+++ EXTRACTED DATA +++
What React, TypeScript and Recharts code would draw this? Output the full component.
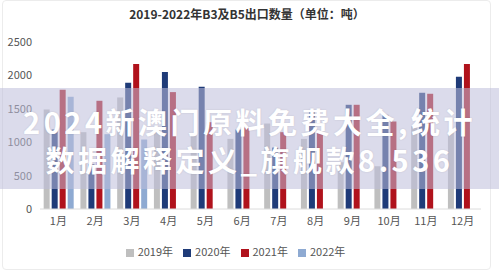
import React from 'react';
import { BarChart, Bar, XAxis, YAxis, Legend } from 'recharts';

// 月份与各年份出口数量（吨）
const months = ['1月', '2月', '3月', '4月', '5月', '6月', '7月', '8月', '9月', '10月', '11月', '12月'];
const v2019 = [1490, 1150, 1670, 1200, 1100, 1050, 1280, 1050, 700, 640, 1240, 1150];
const v2020 = [1190, 670, 1890, 2050, 1830, 1190, 920, 1460, 1560, 1410, 1740, 1980];
const v2021 = [1785, 1620, 2170, 1750, 1300, 1220, 1150, 1150, 1560, 1310, 1725, 2170];
const v2022 = [1680, 1120, 1040, null, null, null, null, null, null, null, null, null];
const yTicks = [0, 500, 1000, 1500, 2000, 2500];

const SERIES = [
  { key: 'y2019', name: '2019年', color: '#bfbfbf', values: v2019 },
  { key: 'y2020', name: '2020年', color: '#1f3b78', values: v2020 },
  { key: 'y2021', name: '2021年', color: '#b0121c', values: v2021 },
  { key: 'y2022', name: '2022年', color: '#8eaad2', values: v2022 },
];

const chartData = months.map((m, i) => {
  const row: any = { month: m };
  SERIES.forEach((s) => {
    row[s.key] = s.values[i];
  });
  return row;
});

const FONT = '"Noto Sans CJK SC", "Noto Sans", sans-serif';

const App: React.FC = () => {
  return (
    <div
      style={{
        position: 'fixed',
        left: 0,
        top: 0,
        width: 499,
        height: 279,
        background: '#fff',
        fontFamily: FONT,
        overflow: 'hidden',
      }}
    >
      <div
        style={{
          position: 'absolute',
          left: 2,
          top: 0,
          width: 489,
          height: 270,
          border: '1px solid #ececec',
          borderRadius: 4,
          boxSizing: 'border-box',
        }}
      />
      <div
        style={{
          position: 'absolute',
          top: 6,
          left: 0,
          width: 494,
          textAlign: 'center',
          fontSize: 12,
          fontWeight: 600,
          color: '#333',
          lineHeight: '16px',
        }}
      >
        2019-2022年B3及B5出口数量（单位：吨）
      </div>

      <BarChart
        width={499}
        height={279}
        data={chartData}
        margin={{ top: 42, right: 18, left: 0, bottom: 20 }}
        barCategoryGap="10%"
        barGap={2}
        style={{ position: 'absolute', left: 0, top: 0 }}
      >
        <XAxis
          dataKey="month"
          tickLine={false}
          axisLine={{ stroke: '#dcdcdc' }}
          tick={{ fontSize: 11, fill: '#555', fontFamily: FONT }}
          height={34}
        />
        <YAxis
          domain={[0, 2500]}
          ticks={yTicks}
          axisLine={false}
          tickLine={false}
          width={40}
          tick={{ fontSize: 11, fill: '#555', fontFamily: FONT }}
        />
        <Legend
          verticalAlign="bottom"
          iconType="square"
          iconSize={8}
          wrapperStyle={{ fontSize: 11, fontFamily: FONT, color: '#555' }}
          formatter={(value) => <span style={{ color: '#555' }}>{value}</span>}
        />
        {SERIES.map((s) => (
          <Bar key={s.key} dataKey={s.key} name={s.name} fill={s.color} isAnimationActive={false} />
        ))}
      </BarChart>

      {/* 半透明水印条 */}
      <div
        style={{
          position: 'absolute',
          left: 0,
          top: 88,
          width: 499,
          height: 101,
          background: 'rgba(190,190,218,0.55)',
          color: '#fff',
          fontWeight: 'bold',
          fontSize: 29,
          letterSpacing: 3.5,
          textAlign: 'center',
          lineHeight: '38px',
          paddingTop: 14,
          boxSizing: 'border-box',
          textShadow: '0 0 2px rgba(0,0,0,0.12)',
          whiteSpace: 'nowrap',
        }}
      >
        <div>2024新澳门原料免费大全,统计</div>
        <div>数据解释定义_旗舰款8.536</div>
      </div>
    </div>
  );
};

export default App;
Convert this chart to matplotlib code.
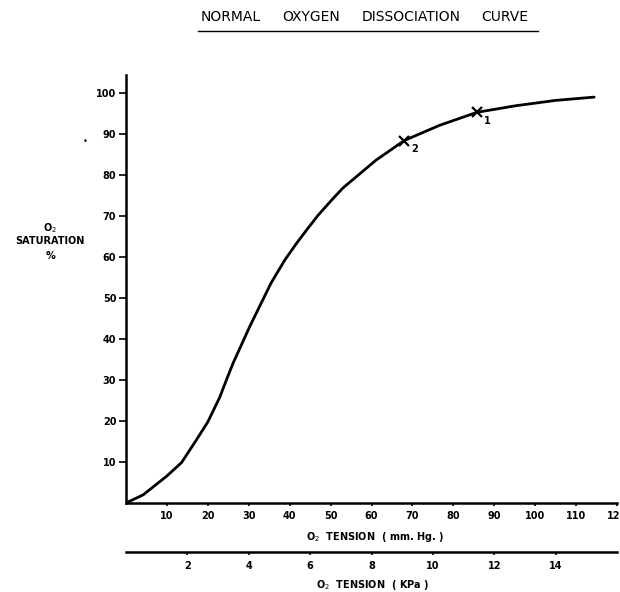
import matplotlib
matplotlib.use("Agg")
import matplotlib.pyplot as plt
import numpy as np

# Data
po2_mmhg = [0, 4.2, 10, 13.6, 17.2, 20, 22.9, 24.6, 26.2, 30.2, 32.7, 35.5, 38.8,
            41.6, 44.1, 46.9, 50.2, 53, 61.1, 68, 76.6, 85.8, 95.3, 105, 114.4]
sat_pct = [0, 2, 6.6, 9.9, 15.4, 19.8, 25.8, 30.2, 34.2, 43, 48.1, 53.8, 59.3,
           63.3, 66.6, 70.2, 73.9, 76.9, 83.7, 88.5, 92.2, 95.4, 97, 98.3, 99.1]
marker_x = [85.8, 68]
marker_y = [95.4, 88.5]
marker_labels = ["1", "2"]
x_ticks_mmhg = [10, 20, 30, 40, 50, 60, 70, 80, 90, 100, 110, 120]
y_ticks = [10, 20, 30, 40, 50, 60, 70, 80, 90, 100]
x_ticks_kpa = [2, 4, 6, 8, 10, 12, 14]
title_words = ["NORMAL", "OXYGEN", "DISSOCIATION", "CURVE"]

W, H = 620, 592
fig = plt.figure(figsize=(W / 100, H / 100), dpi=100)
plt.rcParams['font.family'] = ['DejaVu Sans']

def fx(px):
    return px / W

def fy(py):
    return 1 - py / H

# main axes: x 0..120 from px 126..617, y 0..104.5 from py 503..75
ax = fig.add_axes([fx(126), fy(503), fx(617) - fx(126), fy(75) - fy(503)])
ax.set_xlim(0, 120)
ax.set_ylim(0, 104.5)
ax.plot(po2_mmhg, sat_pct, color='black', lw=2.0, solid_capstyle='round',
        solid_joinstyle='round')
ax.plot(marker_x, marker_y, linestyle='none', marker='x', color='black',
        markersize=7, markeredgewidth=1.6)
for mx, my, lab in zip(marker_x, marker_y, marker_labels):
    ax.annotate(lab, (mx, my), xytext=(5, -6), textcoords='offset points',
                fontsize=7, fontweight='bold', ha='left', va='center')

for s in ['top', 'right']:
    ax.spines[s].set_visible(False)
for s in ['left', 'bottom']:
    ax.spines[s].set_linewidth(1.8)
ax.set_xticks(x_ticks_mmhg)
ax.set_yticks(y_ticks)
ax.set_xticklabels([str(t) for t in x_ticks_mmhg])
ax.set_yticklabels([str(t) for t in y_ticks])
ax.tick_params(axis='x', direction='out', length=2.5, width=1.2, pad=3,
               labelsize=7)
ax.tick_params(axis='y', direction='out', length=5, width=1.2, pad=2,
               labelsize=7)
for lab in ax.get_xticklabels() + ax.get_yticklabels():
    lab.set_fontweight('bold')

# kPa axis
ax2 = fig.add_axes([fx(126), fy(552), fx(617) - fx(126), 0.0001])
ax2.set_xlim(0, 16)
ax2.set_ylim(0, 1)
for s in ['top', 'right', 'left']:
    ax2.spines[s].set_visible(False)
ax2.spines['bottom'].set_linewidth(1.8)
ax2.set_yticks([])
ax2.set_xticks(x_ticks_kpa)
ax2.set_xticklabels([str(t) for t in x_ticks_kpa])
ax2.tick_params(axis='x', direction='out', length=2.5, width=1.2, pad=4,
                labelsize=7)
for lab in ax2.get_xticklabels():
    lab.set_fontweight('bold')
ax2.patch.set_visible(False)

# axis labels
fig.text(fx(375), fy(537), r"O$_2$  TENSION  ( mm. Hg. )", ha='center', va='center',
         fontsize=7, fontweight='bold')
fig.text(fx(373), fy(585), r"O$_2$  TENSION  ( KPa )", ha='center', va='center',
         fontsize=7, fontweight='bold')
fig.text(fx(50), fy(228), r"O$_2$", ha='center', va='center', fontsize=7,
         fontweight='bold')
fig.text(fx(50), fy(241), "SATURATION", ha='center', va='center', fontsize=7,
         fontweight='bold')
fig.text(fx(50), fy(256), "%", ha='center', va='center', fontsize=7,
         fontweight='bold')

# title with underline (words placed as in the reference)
word_centres = [231, 311, 411, 505]
for w, cx in zip(title_words, word_centres):
    fig.text(fx(cx), fy(17), w, ha='center', va='center', fontsize=10)
fig.add_artist(plt.Line2D([fx(198), fx(538)], [fy(31), fy(31)], color='black',
                          lw=1.0, transform=fig.transFigure))

# stray dot present in reference
fig.text(fx(85), fy(141), "•", ha='center', va='center', fontsize=6)

fig.savefig("out.png", dpi=100)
+++
TASK INSTRUCTIONS - Retype only the lines above from the one with "Convert this chart to matplotlib code." through the one with "import numpy as np", exactly and with both ends. Images stay out.

OUTPUT BELOW -
Convert this chart to matplotlib code.
import matplotlib
matplotlib.use("Agg")
import matplotlib.pyplot as plt
import numpy as np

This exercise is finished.